All of the material below is to be restated word for word, apart from the pictures.

● **Data lines**
########################################

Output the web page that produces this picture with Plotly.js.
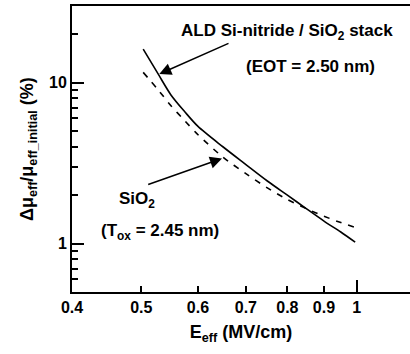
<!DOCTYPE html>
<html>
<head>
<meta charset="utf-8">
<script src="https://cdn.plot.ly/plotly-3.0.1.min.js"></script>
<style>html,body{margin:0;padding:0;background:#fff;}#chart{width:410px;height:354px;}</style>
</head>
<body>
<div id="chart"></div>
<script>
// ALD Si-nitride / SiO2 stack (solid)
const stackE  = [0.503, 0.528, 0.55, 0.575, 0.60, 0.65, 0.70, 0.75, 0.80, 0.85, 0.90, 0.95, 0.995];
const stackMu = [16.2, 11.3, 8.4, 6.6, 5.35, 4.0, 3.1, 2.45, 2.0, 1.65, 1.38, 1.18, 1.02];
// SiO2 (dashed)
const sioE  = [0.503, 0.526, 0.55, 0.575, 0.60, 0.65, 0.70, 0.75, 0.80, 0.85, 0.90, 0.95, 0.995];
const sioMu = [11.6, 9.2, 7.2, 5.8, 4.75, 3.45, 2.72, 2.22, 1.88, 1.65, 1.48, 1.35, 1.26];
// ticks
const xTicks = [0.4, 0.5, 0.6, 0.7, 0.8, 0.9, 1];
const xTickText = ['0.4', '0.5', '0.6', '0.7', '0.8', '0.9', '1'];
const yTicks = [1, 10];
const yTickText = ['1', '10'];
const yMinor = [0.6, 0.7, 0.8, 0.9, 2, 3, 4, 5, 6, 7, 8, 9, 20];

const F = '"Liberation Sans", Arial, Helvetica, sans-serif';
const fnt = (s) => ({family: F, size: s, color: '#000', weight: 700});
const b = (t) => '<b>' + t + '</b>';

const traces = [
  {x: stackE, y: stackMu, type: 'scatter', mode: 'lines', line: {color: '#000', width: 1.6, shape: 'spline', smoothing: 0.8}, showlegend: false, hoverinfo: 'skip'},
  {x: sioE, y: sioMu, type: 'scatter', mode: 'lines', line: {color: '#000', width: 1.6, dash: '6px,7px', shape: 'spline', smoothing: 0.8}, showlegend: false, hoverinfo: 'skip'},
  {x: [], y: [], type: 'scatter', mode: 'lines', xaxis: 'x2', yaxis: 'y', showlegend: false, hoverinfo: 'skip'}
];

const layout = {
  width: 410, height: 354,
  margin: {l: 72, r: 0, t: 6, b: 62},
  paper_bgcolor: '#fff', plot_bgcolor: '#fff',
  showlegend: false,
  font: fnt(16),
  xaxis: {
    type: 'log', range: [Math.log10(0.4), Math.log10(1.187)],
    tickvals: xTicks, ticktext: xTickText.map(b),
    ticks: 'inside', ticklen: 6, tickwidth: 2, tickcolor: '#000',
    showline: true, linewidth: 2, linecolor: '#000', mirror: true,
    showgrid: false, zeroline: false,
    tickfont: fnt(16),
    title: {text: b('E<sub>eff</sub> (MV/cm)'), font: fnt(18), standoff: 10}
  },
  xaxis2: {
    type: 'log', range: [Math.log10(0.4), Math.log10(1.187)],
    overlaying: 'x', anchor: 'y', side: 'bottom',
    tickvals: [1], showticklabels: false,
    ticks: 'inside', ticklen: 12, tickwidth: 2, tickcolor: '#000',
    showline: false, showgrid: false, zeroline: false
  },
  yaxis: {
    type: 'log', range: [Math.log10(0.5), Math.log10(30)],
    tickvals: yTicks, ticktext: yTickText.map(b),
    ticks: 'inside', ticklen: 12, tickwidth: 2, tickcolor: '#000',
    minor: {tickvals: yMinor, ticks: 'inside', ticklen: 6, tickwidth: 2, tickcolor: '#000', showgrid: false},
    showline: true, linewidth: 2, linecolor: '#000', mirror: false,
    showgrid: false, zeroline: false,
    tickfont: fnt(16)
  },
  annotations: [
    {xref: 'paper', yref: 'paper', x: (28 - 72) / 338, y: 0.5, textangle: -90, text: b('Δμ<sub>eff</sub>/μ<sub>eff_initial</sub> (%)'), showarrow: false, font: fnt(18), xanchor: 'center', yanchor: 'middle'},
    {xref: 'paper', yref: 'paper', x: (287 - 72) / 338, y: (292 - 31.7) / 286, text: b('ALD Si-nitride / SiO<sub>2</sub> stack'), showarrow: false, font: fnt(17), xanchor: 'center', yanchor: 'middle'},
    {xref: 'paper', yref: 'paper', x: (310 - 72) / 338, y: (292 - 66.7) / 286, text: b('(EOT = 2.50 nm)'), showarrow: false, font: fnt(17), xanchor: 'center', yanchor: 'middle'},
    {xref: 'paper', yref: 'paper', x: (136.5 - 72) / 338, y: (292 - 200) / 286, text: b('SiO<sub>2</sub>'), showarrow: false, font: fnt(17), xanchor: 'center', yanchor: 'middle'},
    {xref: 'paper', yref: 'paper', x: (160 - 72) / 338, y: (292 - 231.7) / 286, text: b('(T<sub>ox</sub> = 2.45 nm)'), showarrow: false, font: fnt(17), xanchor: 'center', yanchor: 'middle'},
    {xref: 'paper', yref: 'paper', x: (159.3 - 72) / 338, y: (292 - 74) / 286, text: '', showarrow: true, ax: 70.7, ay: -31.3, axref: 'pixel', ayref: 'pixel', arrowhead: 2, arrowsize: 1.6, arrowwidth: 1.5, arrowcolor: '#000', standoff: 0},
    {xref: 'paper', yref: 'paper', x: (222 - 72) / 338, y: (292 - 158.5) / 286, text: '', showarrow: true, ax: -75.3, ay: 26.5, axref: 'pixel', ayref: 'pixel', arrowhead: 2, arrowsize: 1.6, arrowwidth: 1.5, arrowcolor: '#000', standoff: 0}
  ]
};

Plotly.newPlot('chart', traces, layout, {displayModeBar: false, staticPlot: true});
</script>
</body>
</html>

########################################

● **Task solution**
Output the web page that produces this picture with Plotly.js.
<!DOCTYPE html>
<html>
<head>
<meta charset="utf-8">
<script src="https://cdn.plot.ly/plotly-3.0.1.min.js"></script>
<style>html,body{margin:0;padding:0;background:#fff;}#chart{width:410px;height:354px;}</style>
</head>
<body>
<div id="chart"></div>
<script>
// ALD Si-nitride / SiO2 stack (solid)
const stackE  = [0.503, 0.528, 0.55, 0.575, 0.60, 0.65, 0.70, 0.75, 0.80, 0.85, 0.90, 0.95, 0.995];
const stackMu = [16.2, 11.3, 8.4, 6.6, 5.35, 4.0, 3.1, 2.45, 2.0, 1.65, 1.38, 1.18, 1.02];
// SiO2 (dashed)
const sioE  = [0.503, 0.526, 0.55, 0.575, 0.60, 0.65, 0.70, 0.75, 0.80, 0.85, 0.90, 0.95, 0.995];
const sioMu = [11.6, 9.2, 7.2, 5.8, 4.75, 3.45, 2.72, 2.22, 1.88, 1.65, 1.48, 1.35, 1.26];
// ticks
const xTicks = [0.4, 0.5, 0.6, 0.7, 0.8, 0.9, 1];
const xTickText = ['0.4', '0.5', '0.6', '0.7', '0.8', '0.9', '1'];
const yTicks = [1, 10];
const yTickText = ['1', '10'];
const yMinor = [0.6, 0.7, 0.8, 0.9, 2, 3, 4, 5, 6, 7, 8, 9, 20];

const F = '"Liberation Sans", Arial, Helvetica, sans-serif';
const fnt = (s) => ({family: F, size: s, color: '#000', weight: 700});
const b = (t) => '<b>' + t + '</b>';

const traces = [
  {x: stackE, y: stackMu, type: 'scatter', mode: 'lines', line: {color: '#000', width: 1.6, shape: 'spline', smoothing: 0.8}, showlegend: false, hoverinfo: 'skip'},
  {x: sioE, y: sioMu, type: 'scatter', mode: 'lines', line: {color: '#000', width: 1.6, dash: '6px,7px', shape: 'spline', smoothing: 0.8}, showlegend: false, hoverinfo: 'skip'},
  {x: [], y: [], type: 'scatter', mode: 'lines', xaxis: 'x2', yaxis: 'y', showlegend: false, hoverinfo: 'skip'}
];

const layout = {
  width: 410, height: 354,
  margin: {l: 72, r: 0, t: 6, b: 62},
  paper_bgcolor: '#fff', plot_bgcolor: '#fff',
  showlegend: false,
  font: fnt(16),
  xaxis: {
    type: 'log', range: [Math.log10(0.4), Math.log10(1.187)],
    tickvals: xTicks, ticktext: xTickText.map(b),
    ticks: 'inside', ticklen: 6, tickwidth: 2, tickcolor: '#000',
    showline: true, linewidth: 2, linecolor: '#000', mirror: true,
    showgrid: false, zeroline: false,
    tickfont: fnt(16),
    title: {text: b('E<sub>eff</sub> (MV/cm)'), font: fnt(18), standoff: 10}
  },
  xaxis2: {
    type: 'log', range: [Math.log10(0.4), Math.log10(1.187)],
    overlaying: 'x', anchor: 'y', side: 'bottom',
    tickvals: [1], showticklabels: false,
    ticks: 'inside', ticklen: 12, tickwidth: 2, tickcolor: '#000',
    showline: false, showgrid: false, zeroline: false
  },
  yaxis: {
    type: 'log', range: [Math.log10(0.5), Math.log10(30)],
    tickvals: yTicks, ticktext: yTickText.map(b),
    ticks: 'inside', ticklen: 12, tickwidth: 2, tickcolor: '#000',
    minor: {tickvals: yMinor, ticks: 'inside', ticklen: 6, tickwidth: 2, tickcolor: '#000', showgrid: false},
    showline: true, linewidth: 2, linecolor: '#000', mirror: false,
    showgrid: false, zeroline: false,
    tickfont: fnt(16)
  },
  annotations: [
    {xref: 'paper', yref: 'paper', x: (28 - 72) / 338, y: 0.5, textangle: -90, text: b('Δμ<sub>eff</sub>/μ<sub>eff_initial</sub> (%)'), showarrow: false, font: fnt(18), xanchor: 'center', yanchor: 'middle'},
    {xref: 'paper', yref: 'paper', x: (287 - 72) / 338, y: (292 - 31.7) / 286, text: b('ALD Si-nitride / SiO<sub>2</sub> stack'), showarrow: false, font: fnt(17), xanchor: 'center', yanchor: 'middle'},
    {xref: 'paper', yref: 'paper', x: (310 - 72) / 338, y: (292 - 66.7) / 286, text: b('(EOT = 2.50 nm)'), showarrow: false, font: fnt(17), xanchor: 'center', yanchor: 'middle'},
    {xref: 'paper', yref: 'paper', x: (136.5 - 72) / 338, y: (292 - 200) / 286, text: b('SiO<sub>2</sub>'), showarrow: false, font: fnt(17), xanchor: 'center', yanchor: 'middle'},
    {xref: 'paper', yref: 'paper', x: (160 - 72) / 338, y: (292 - 231.7) / 286, text: b('(T<sub>ox</sub> = 2.45 nm)'), showarrow: false, font: fnt(17), xanchor: 'center', yanchor: 'middle'},
    {xref: 'paper', yref: 'paper', x: (159.3 - 72) / 338, y: (292 - 74) / 286, text: '', showarrow: true, ax: 70.7, ay: -31.3, axref: 'pixel', ayref: 'pixel', arrowhead: 2, arrowsize: 1.6, arrowwidth: 1.5, arrowcolor: '#000', standoff: 0},
    {xref: 'paper', yref: 'paper', x: (222 - 72) / 338, y: (292 - 158.5) / 286, text: '', showarrow: true, ax: -75.3, ay: 26.5, axref: 'pixel', ayref: 'pixel', arrowhead: 2, arrowsize: 1.6, arrowwidth: 1.5, arrowcolor: '#000', standoff: 0}
  ]
};

Plotly.newPlot('chart', traces, layout, {displayModeBar: false, staticPlot: true});
</script>
</body>
</html>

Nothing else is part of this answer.